The alert from the office of the Special Inspector General of Afghanistan Reconstruction (SIGAR) is only the latest warning about questionable reconstruction spending in that country. Earlier this year, the agency issued a quarterly report detailing special projects funded by the State Department, the Defense Department and the U.S. Agency for International Development that it investigated and found to be incomplete, badly constructed or, in one case, not even wanted by the U.S. military.

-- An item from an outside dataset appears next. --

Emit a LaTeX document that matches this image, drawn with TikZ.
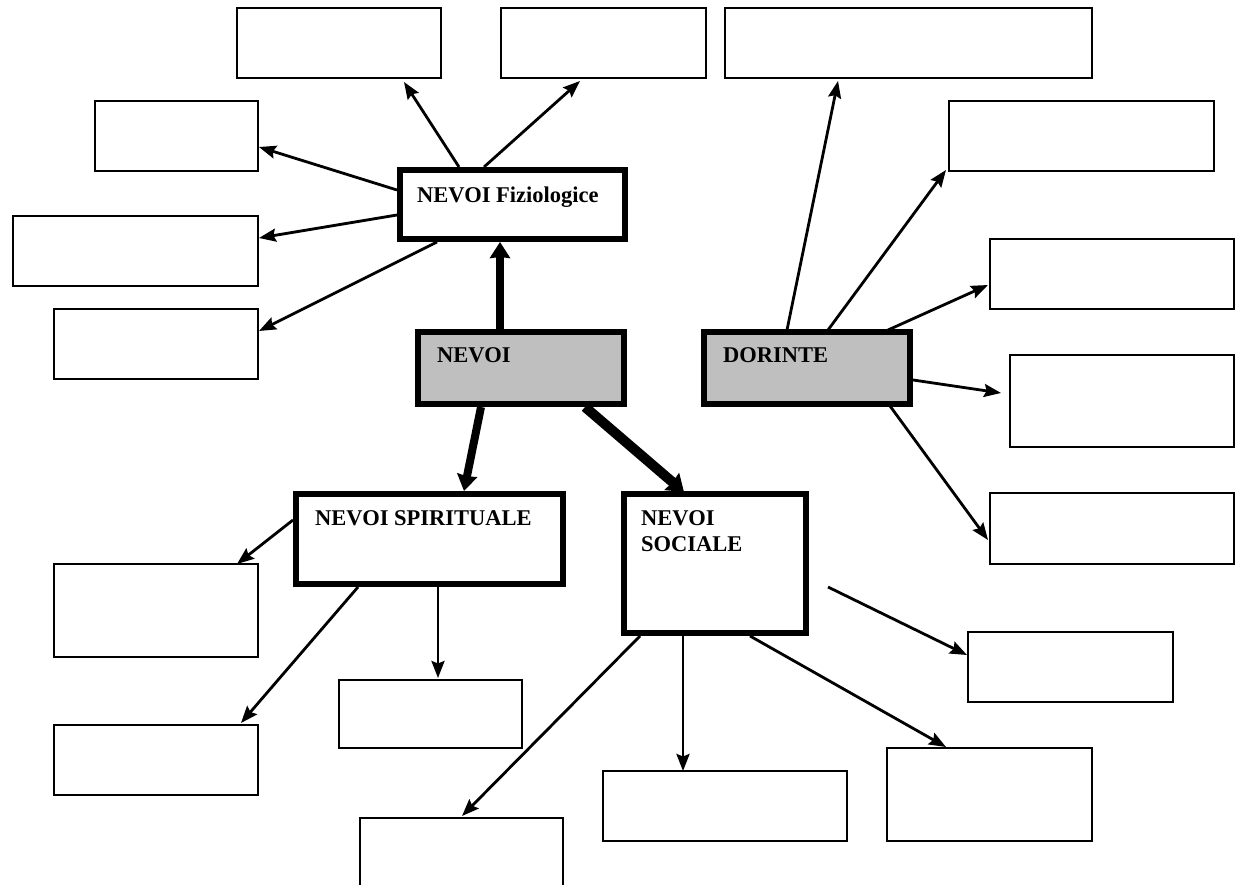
\documentclass[tikz,border=0pt]{standalone}
\usepackage{fontspec}
\setmainfont{Liberation Serif}
\usetikzlibrary{arrows.meta}
\begin{document}
\begin{tikzpicture}[x=1pt,y=-1pt,
  emptybox/.style={draw=black,line width=2.2pt,fill=white},
  mainbox/.style={draw=black,line width=6pt,fill=white},
  graybox/.style={draw=black,line width=6pt,fill=black!25},
  lbl/.style={font=\fontsize{22.5}{26}\selectfont\bfseries,inner sep=0pt,anchor=north west,align=left},
  arr/.style={line width=2.8pt,-{Stealth[inset=2.5pt,length=17pt,width=13pt]}},
  bigarr/.style={line width=8pt,-{Stealth[inset=1pt,length=16pt,width=20pt]}}]
\useasboundingbox (0,0) rectangle (1236,885);
\clip (0,0) rectangle (1236,885);
\fill[white] (0,0) rectangle (1236,885);
% empty boxes
\path[emptybox] (237,8) rectangle (441,78);
\path[emptybox] (501,8) rectangle (706,78);
\path[emptybox] (725,8) rectangle (1092,78);
\path[emptybox] (95,101) rectangle (258,171);
\path[emptybox] (13,216) rectangle (258,286);
\path[emptybox] (54,309) rectangle (258,379);
\path[emptybox] (949,101) rectangle (1214,171);
\path[emptybox] (990,239) rectangle (1234,309);
\path[emptybox] (1010,355) rectangle (1234,447);
\path[emptybox] (990,493) rectangle (1234,564);
\path[emptybox] (54,564) rectangle (258,657);
\path[emptybox] (54,725) rectangle (258,795);
\path[emptybox] (339,680) rectangle (522,748);
\path[emptybox] (360,818) rectangle (563,905);
\path[emptybox] (603,771) rectangle (847,841);
\path[emptybox] (887,748) rectangle (1092,841);
\path[emptybox] (968,632) rectangle (1173,702);
% main boxes
\path[mainbox] (400,170) rectangle (625,239);
\node[lbl] (fiz) at (417,187) {NEVOI Fiziologice};
\path[graybox] (418,332) rectangle (624,404);
\node[lbl] (nev) at (437,347) {NEVOI};
\path[graybox] (704,332) rectangle (910,404);
\node[lbl] (dor) at (723,347) {DORINTE};
\path[mainbox] (296,494) rectangle (563,584);
\node[lbl] (spi) at (315,510) {NEVOI SPIRITUALE};
\path[mainbox] (624,494) rectangle (806,633);
\node[lbl] (soc) at (641,510) {NEVOI\\SOCIALE};
% arrows from Fiziologice
\draw[arr] (459,167) -- (404,82);
\draw[arr] (484,167) -- (580,81);
\draw[arr] (397,190) -- (259,147);
\draw[arr] (397,215) -- (259,238);
\draw[arr] (437,242) -- (259,331);
% thick arrows from NEVOI
\draw[bigarr] (500,329) -- (500,242);
\draw[bigarr] (481,407) -- (464,491);
\draw[line width=10pt,-{Stealth[inset=1pt,length=16pt,width=22pt]}] (585,407) -- (684,492);
% DORINTE
\draw[arr] (787,330) -- (838,81);
\draw[arr] (828,330) -- (946,170);
\draw[arr] (888,330) -- (988,285);
\draw[arr] (913,380) -- (1001,393);
\draw[arr] (890,406) -- (988,540);
% Spirituale
\draw[arr] (293,520) -- (237,564);
\draw[arr] (358,587) -- (241,723);
\draw[arr] (438,587) -- (438,678);
% Sociale
\draw[arr] (640,636) -- (462,816);
\draw[arr] (683,636) -- (683,771);
\draw[arr] (750,636) -- (946,747);
\coordinate (free) at (828,587);
\draw[arr] (free) -- (967,655);
\end{tikzpicture}
\end{document}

As the United States begins to wind down its 13-year occupation of Afghanistan, an accounting of where the money has gone and whether it has been spent in a meaningful and substantive way is in full swing. The U.S. government has spent more than $80 billion on Afghanistan's reconstruction since it invaded the country in 2001. Half of that has gone to setting up and maintaining the country's police and military. Another $20 billion remains in the coffers amid concerns from both SIGAR and observers in Congress over how the money will be spent, whether the projects can be verified and even whether they can be sustained in a degenerating security environment with fewer U.S. troops on the ground expected by the end of the year.

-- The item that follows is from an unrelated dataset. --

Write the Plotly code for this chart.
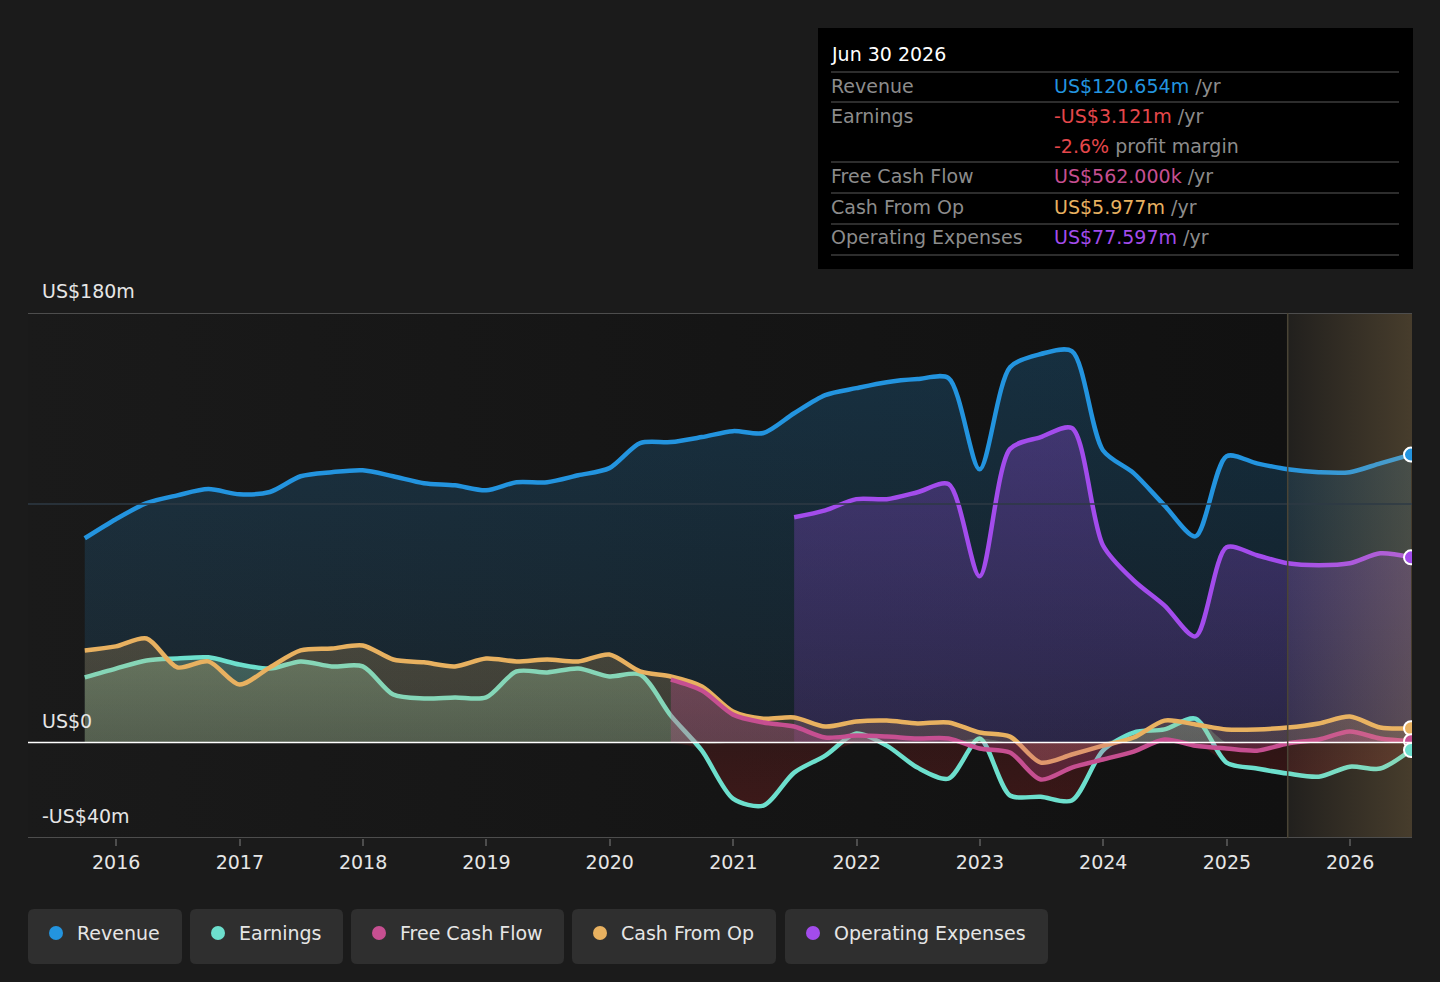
import numpy as np
import plotly.graph_objects as go

# --- data (US$ m, trailing twelve months, quarter ends) ---
dates = ["2015-09-30", "2015-12-31",
         "2016-03-31", "2016-06-30", "2016-09-30", "2016-12-31",
         "2017-03-31", "2017-06-30", "2017-09-30", "2017-12-31",
         "2018-03-31", "2018-06-30", "2018-09-30", "2018-12-31",
         "2019-03-31", "2019-06-30", "2019-09-30", "2019-12-31",
         "2020-03-31", "2020-06-30", "2020-09-30", "2020-12-31",
         "2021-03-31", "2021-06-30", "2021-09-30", "2021-12-31",
         "2022-03-31", "2022-06-30", "2022-09-30", "2022-12-31",
         "2023-03-31", "2023-06-30", "2023-09-30", "2023-12-31",
         "2024-03-31", "2024-06-30", "2024-09-30", "2024-12-31",
         "2025-03-31", "2025-06-30", "2025-09-30", "2025-12-31",
         "2026-03-31", "2026-06-30"]

revenue = [85.6, 93.6, 100.3, 103.6, 106.2, 104.0, 105.0, 111.6, 113.3, 114.1,
           111.6, 108.7, 107.8, 105.7, 109.1, 109.1, 112.0, 115.0, 125.5, 125.9,
           128.0, 130.5, 129.7, 138.0, 145.6, 148.5, 151.0, 152.3, 152.7, 114.5,
           157.3, 162.8, 164.0, 122.5, 112.9, 99.4, 86.4, 120.0, 117.0, 114.5,
           113.3, 113.3, 117.0, 120.654]

earnings = [27.3, 31.0, 34.4, 35.2, 35.7, 32.7, 31.0, 34.0, 31.9, 31.9,
            20.1, 18.5, 18.9, 18.9, 29.8, 29.4, 31.0, 27.7, 28.5, 11.3,
            -3.4, -23.5, -26.4, -12.6, -5.5, 3.8, -1.3, -10.5, -15.1, 1.7,
            -22.2, -22.7, -24.3, -3.4, 4.2, 5.5, 10.0, -8.4, -10.9, -13.0,
            -14.3, -10.1, -10.9, -3.121]

cash_from_op = [38.6, 40.3, 43.6, 31.5, 34.0, 24.3, 31.5, 38.6, 39.4, 40.7,
                34.8, 33.6, 31.9, 35.2, 34.0, 34.8, 34.0, 36.9, 29.8, 27.7,
                23.5, 13.0, 10.0, 10.5, 6.7, 8.8, 9.2, 8.0, 8.4, 4.2,
                2.5, -8.4, -5.0, -1.3, 2.1, 9.2, 7.6, 5.5, 5.5, 6.3,
                8.0, 10.9, 6.3, 5.977]

free_cash_flow = [None] * 19 + [26.4, 21.8, 11.7, 8.4, 6.7, 2.1, 2.9, 2.5, 1.7, 1.7,
                                -2.5, -4.2, -15.5, -10.5, -7.1, -3.8, 1.3, -1.3, -2.5, -3.4,
                                -0.4, 1.3, 4.6, 1.7, 0.562]

op_expenses = [None] * 23 + [94.4, 97.3, 102.0, 102.0, 104.9, 108.3, 69.7, 123.0, 128.0, 131.8,
                             82.7, 68.0, 57.5, 44.5, 81.8, 78.5, 75.1, 74.3, 75.1, 79.3,
                             77.597]

y_labels = {180: "US$180m", 0: "US$0", -40: "-US$40m"}
forecast_start = "2025-06-30"

C_REV, C_EARN, C_FCF, C_CFO, C_OPEX = "#2394df", "#6ddfcd", "#c64f91", "#e8b160", "#a34cec"
BG = "#1b1b1b"
FONT = "DejaVu Sans"

# pixel -> paper helpers (plot area 28..1412 x 313..838)
PL, PR, PT, PB = 28, 1412, 313, 838
def xp(px): return (px - PL) / (PR - PL)
def yp(py): return (PB - py) / (PB - PT)

fig = go.Figure()
SM = 0.8

def area(y, c0, c1, name):
    fig.add_trace(go.Scatter(x=dates, y=y, mode="lines", line=dict(width=0, shape="spline", smoothing=SM),
                             fill="tozeroy", fillgradient=dict(type="vertical", colorscale=[[0, c0], [1, c1]]),
                             hoverinfo="skip", showlegend=False, name=name))

def line(y, color, name, w=4.5):
    fig.add_trace(go.Scatter(x=dates, y=y, mode="lines", line=dict(color=color, width=w, shape="spline", smoothing=SM),
                             hoverinfo="skip", showlegend=False, name=name))

# past background gradient
fig.add_trace(go.Scatter(x=["2015-04-10", forecast_start, forecast_start, "2015-04-10", "2015-04-10"],
                         y=[-40, -40, 180, 180, -40], mode="lines", line=dict(width=0), fill="toself",
                         fillgradient=dict(type="horizontal", colorscale=[[0, "#1a1a1a"], [1, "#111111"]]),
                         hoverinfo="skip", showlegend=False))

area(revenue, "rgba(35,148,223,0.10)", "rgba(35,148,223,0.22)", "rev fill")
area(op_expenses, "rgba(163,76,236,0.16)", "rgba(163,76,236,0.30)", "opex fill")
earn = np.array(earnings)
area(np.maximum(earn, 0), "rgba(130,190,160,0.26)", "rgba(130,190,160,0.38)", "earn pos")
area(np.minimum(earn, 0), "rgba(200,40,40,0.22)", "rgba(200,40,40,0.16)", "earn neg")
line(earnings, C_EARN, "Earnings")
area(cash_from_op, "rgba(232,177,96,0.16)", "rgba(232,177,96,0.22)", "cfo fill")
line(cash_from_op, C_CFO, "Cash From Op")
area(free_cash_flow, "rgba(198,79,145,0.25)", "rgba(198,79,145,0.32)", "fcf fill")
line(free_cash_flow, C_FCF, "Free Cash Flow")
line(revenue, C_REV, "Revenue")
line(op_expenses, C_OPEX, "Operating Expenses")

# forecast overlay
fig.add_trace(go.Scatter(x=[forecast_start, "2026-07-10", "2026-07-10", forecast_start, forecast_start],
                         y=[-40, -40, 180, 180, -40], mode="lines", line=dict(width=0), fill="toself",
                         fillgradient=dict(type="horizontal",
                                           colorscale=[[0, "rgba(240,190,110,0.03)"], [1, "rgba(240,190,110,0.21)"]]),
                         hoverinfo="skip", showlegend=False))

# end markers
for y, c in [(revenue, C_REV), (op_expenses, C_OPEX), (cash_from_op, C_CFO),
             (free_cash_flow, C_FCF), (earnings, C_EARN)]:
    fig.add_trace(go.Scatter(x=[dates[-1]], y=[y[-1]], mode="markers",
                             marker=dict(size=14, color=c, line=dict(color="white", width=2)),
                             hoverinfo="skip", showlegend=False))

# horizontal reference lines
for v, col, w in [(180, "#4d4d4d", 2), (100, "#2e3a44", 1.5), (-40, "#4d4d4d", 2), (0, "#ffffff", 1.5)]:
    fig.add_shape(type="line", xref="paper", x0=0, x1=1, yref="y", y0=v, y1=v,
                  line=dict(color=col, width=w), layer="above")
fig.add_shape(type="line", xref="x", x0=forecast_start, x1=forecast_start, yref="y", y0=-40, y1=180,
              line=dict(color="#4a4436", width=1.5), layer="above")

for v, txt in y_labels.items():
    fig.add_annotation(x=xp(40), xref="paper", y=v, yref="y", text=txt, showarrow=False,
                       xanchor="left", yanchor="bottom", yshift=9,
                       font=dict(family=FONT, size=19, color="#e6e6e6"))

# tooltip box
fig.add_shape(type="rect", xref="paper", yref="paper", x0=xp(818), x1=xp(1413), y0=yp(269), y1=yp(28),
              fillcolor="#000000", line=dict(width=0), layer="above")
for sy in [72, 102, 162, 193, 224, 255]:
    fig.add_shape(type="line", xref="paper", yref="paper", x0=xp(831), x1=xp(1399), y0=yp(sy), y1=yp(sy),
                  line=dict(color="#3c3c3c", width=1.5), layer="above")

def tip(px, py, text, color, size=19):
    # annotation boxes pad the text by ~2px, so pull them left a little
    fig.add_annotation(x=xp(px - 2), y=yp(py), xref="paper", yref="paper", text=text, showarrow=False,
                       xanchor="left", yanchor="middle", font=dict(family=FONT, size=size, color=color))

GREY = "#8c8c8c"
tip(831, 54, "Jun 30 2026", "#ffffff")
rows = [(86, "Revenue", f"<span style='color:{C_REV}'>US$120.654m</span> /yr"),
        (116, "Earnings", "<span style='color:#e5474b'>-US$3.121m</span> /yr"),
        (146, "", "<span style='color:#e5474b'>-2.6%</span> profit margin"),
        (176, "Free Cash Flow", f"<span style='color:{C_FCF}'>US$562.000k</span> /yr"),
        (207, "Cash From Op", f"<span style='color:{C_CFO}'>US$5.977m</span> /yr"),
        (237, "Operating Expenses", f"<span style='color:{C_OPEX}'>US$77.597m</span> /yr")]
for ry, lab, val in rows:
    if lab:
        tip(831, ry, lab, GREY)
    tip(1054, ry, val, GREY)

# legend chips
def rrect(x0, y0, x1, y1, r):
    X = lambda v: xp(v)
    Y = lambda v: yp(v)
    return (f"M{X(x0 + r)},{Y(y0)} L{X(x1 - r)},{Y(y0)} Q{X(x1)},{Y(y0)} {X(x1)},{Y(y0 + r)} "
            f"L{X(x1)},{Y(y1 - r)} Q{X(x1)},{Y(y1)} {X(x1 - r)},{Y(y1)} "
            f"L{X(x0 + r)},{Y(y1)} Q{X(x0)},{Y(y1)} {X(x0)},{Y(y1 - r)} "
            f"L{X(x0)},{Y(y0 + r)} Q{X(x0)},{Y(y0)} {X(x0 + r)},{Y(y0)} Z")

legend = [("Revenue", C_REV, 28, 182), ("Earnings", C_EARN, 190, 343), ("Free Cash Flow", C_FCF, 351, 564),
          ("Cash From Op", C_CFO, 572, 776), ("Operating Expenses", C_OPEX, 785, 1048)]
for name, c, x0, x1 in legend:
    fig.add_shape(type="path", xref="paper", yref="paper", path=rrect(x0, 909, x1, 964, 6),
                  fillcolor="#2f2f2f", line=dict(width=0), layer="above")
    fig.add_shape(type="circle", xref="paper", yref="paper", x0=xp(x0 + 21), x1=xp(x0 + 35),
                  y0=yp(940), y1=yp(926), fillcolor=c, line=dict(width=0), layer="above")
    tip(x0 + 49, 933, name, "#e6e6e6")

fig.update_layout(
    width=1440, height=982, margin=dict(l=PL, r=1440 - PR, t=PT, b=982 - PB),
    paper_bgcolor=BG, plot_bgcolor=BG, font=dict(family=FONT, size=19, color="#e6e6e6"),
    showlegend=False,
    xaxis=dict(type="date", range=["2015-04-15", "2026-07-03"], showgrid=False, zeroline=False,
               tickformat="%Y", dtick="M12", tick0="2016-01-01", ticks="outside", ticklen=7,
               tickcolor="#4d4d4d", tickwidth=1.5, tickfont=dict(size=19, color="#e6e6e6"), showline=False),
    yaxis=dict(range=[-40, 180], showgrid=False, zeroline=False, showticklabels=False, showline=False),
)

fig.write_html("out.html", config={"displayModeBar": False},
               post_script="document.body.style.margin='0';document.body.style.background='#1b1b1b';")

"If anything, I tell people reconstruction becomes more important from a policy point of view," said Sopko. "Our stated policy for being there is to make certain Afghanistan never becomes a place where it can be a base for terrorist attacks against the United States and its allies." The U.S. military will largely be gone by 2015, he said, "so we've got to get Afghanistan reconstruction right if we really want to make a difference in the future."
The cost of the U.S. war in Afghanistan has already topped $700 billion. Together with the expense of the invasion into Iraq and the subsequent occupation, the bill to American taxpayers stands at more than $1 trillion and counting. In 2011 the Commission on Wartime Spending estimated that as much as $60 billion of U.S. spending in Iraq and Afghanistan had been lost to waste and fraud.
It's not even certain the incoming Afghan government will sign a bilateral security agreement after the April elections. If it does, a residual U.S. military force will remain. If the agreement isn't signed, even that smaller presence isn't guaranteed. And with opposition from the Taliban and with other militant groups waiting to exploit security vulnerabilities, the sustainability of million-dollar projects continues to present major challenges for the U.S. government.